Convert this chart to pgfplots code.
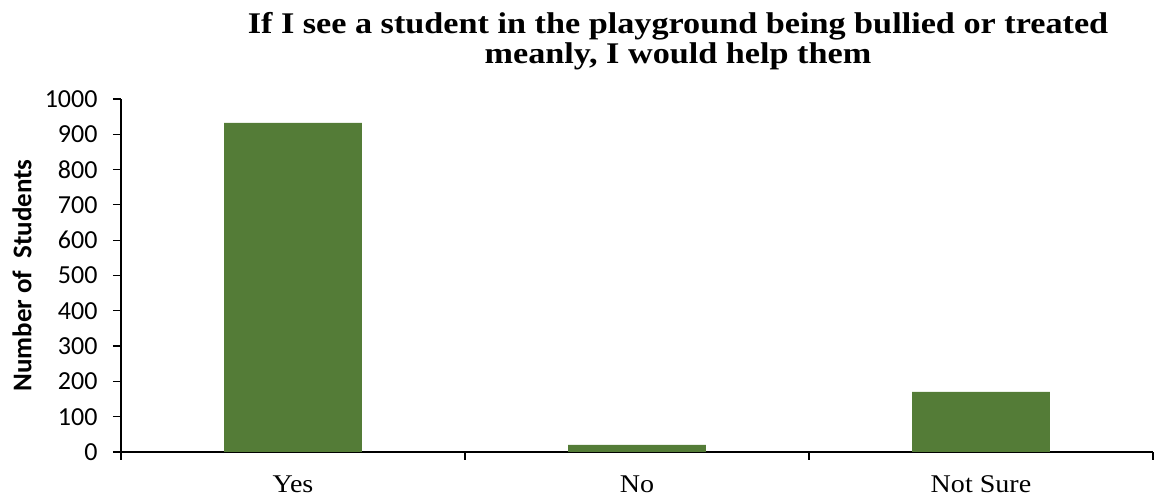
\documentclass[border=0pt]{standalone}
\usepackage{fontspec}
\setmainfont{Liberation Serif}
\newfontfamily\calibri{Carlito}
\newfontfamily\titlefont[FakeStretch=1.14]{Liberation Serif}
\newfontfamily\xlabfont[FakeStretch=1.1]{Liberation Serif}
\usepackage{pgfplots}
\pgfplotsset{compat=1.18}
\definecolor{bargreen}{RGB}{84,124,55}
\begin{document}
\begin{tikzpicture}[x=1pt,y=1pt]
\useasboundingbox (0,0) rectangle (1154,500);
\begin{axis}[
  at={(121pt,48pt)}, anchor=south west,
  scale only axis, width=1032pt, height=353pt,
  xmin=0, xmax=3, ymin=0, ymax=1000,
  axis x line*=bottom, axis y line*=left,
  axis line style={line width=1.2pt, -},
  xtick={0,1,2,3}, xticklabels={},
  extra x ticks={0.5,1.5,2.5},
  extra x tick labels={Yes,No,Not Sure},
  extra x tick style={major tick length=0pt, tick style={draw=none}},
  ytick={0,100,...,1000},
  tick align=outside, major tick length=8pt,
  tick style={black, line width=1.2pt},
  xticklabel style={font=\xlabfont\fontsize{25.5}{30}\selectfont, yshift=-20pt},
  yticklabel style={font=\calibri\fontsize{26}{30}\selectfont, xshift=-12pt},
  /pgf/number format/assume math mode=true,
  /pgf/number format/1000 sep={},
  ylabel={Number of\ \ Students},
  every axis y label/.style={at={([xshift=-99pt]axis description cs:0,0.5)}, rotate=90, anchor=center,
    font=\calibri\bfseries\fontsize{27}{30}\selectfont},
  clip=false,
]
\addplot[ybar, bar width=0.4, fill=bargreen, draw=none] coordinates {
  (0.5,932) (1.5,20) (2.5,170)
};
\end{axis}
\node[font=\titlefont\bfseries\fontsize{30}{30}\selectfont, anchor=base] at (678,466)
  {If I see a student in the playground being bullied or treated};
\node[font=\titlefont\bfseries\fontsize{30}{30}\selectfont, anchor=base] at (678,436)
  {meanly, I would help them};
\end{tikzpicture}
\end{document}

---

Leave out the pictures and give the listing above again exactly.

RESULT FOR THIS TASK.
Convert this chart to pgfplots code.
\documentclass[border=0pt]{standalone}
\usepackage{fontspec}
\setmainfont{Liberation Serif}
\newfontfamily\calibri{Carlito}
\newfontfamily\titlefont[FakeStretch=1.14]{Liberation Serif}
\newfontfamily\xlabfont[FakeStretch=1.1]{Liberation Serif}
\usepackage{pgfplots}
\pgfplotsset{compat=1.18}
\definecolor{bargreen}{RGB}{84,124,55}
\begin{document}
\begin{tikzpicture}[x=1pt,y=1pt]
\useasboundingbox (0,0) rectangle (1154,500);
\begin{axis}[
  at={(121pt,48pt)}, anchor=south west,
  scale only axis, width=1032pt, height=353pt,
  xmin=0, xmax=3, ymin=0, ymax=1000,
  axis x line*=bottom, axis y line*=left,
  axis line style={line width=1.2pt, -},
  xtick={0,1,2,3}, xticklabels={},
  extra x ticks={0.5,1.5,2.5},
  extra x tick labels={Yes,No,Not Sure},
  extra x tick style={major tick length=0pt, tick style={draw=none}},
  ytick={0,100,...,1000},
  tick align=outside, major tick length=8pt,
  tick style={black, line width=1.2pt},
  xticklabel style={font=\xlabfont\fontsize{25.5}{30}\selectfont, yshift=-20pt},
  yticklabel style={font=\calibri\fontsize{26}{30}\selectfont, xshift=-12pt},
  /pgf/number format/assume math mode=true,
  /pgf/number format/1000 sep={},
  ylabel={Number of\ \ Students},
  every axis y label/.style={at={([xshift=-99pt]axis description cs:0,0.5)}, rotate=90, anchor=center,
    font=\calibri\bfseries\fontsize{27}{30}\selectfont},
  clip=false,
]
\addplot[ybar, bar width=0.4, fill=bargreen, draw=none] coordinates {
  (0.5,932) (1.5,20) (2.5,170)
};
\end{axis}
\node[font=\titlefont\bfseries\fontsize{30}{30}\selectfont, anchor=base] at (678,466)
  {If I see a student in the playground being bullied or treated};
\node[font=\titlefont\bfseries\fontsize{30}{30}\selectfont, anchor=base] at (678,436)
  {meanly, I would help them};
\end{tikzpicture}
\end{document}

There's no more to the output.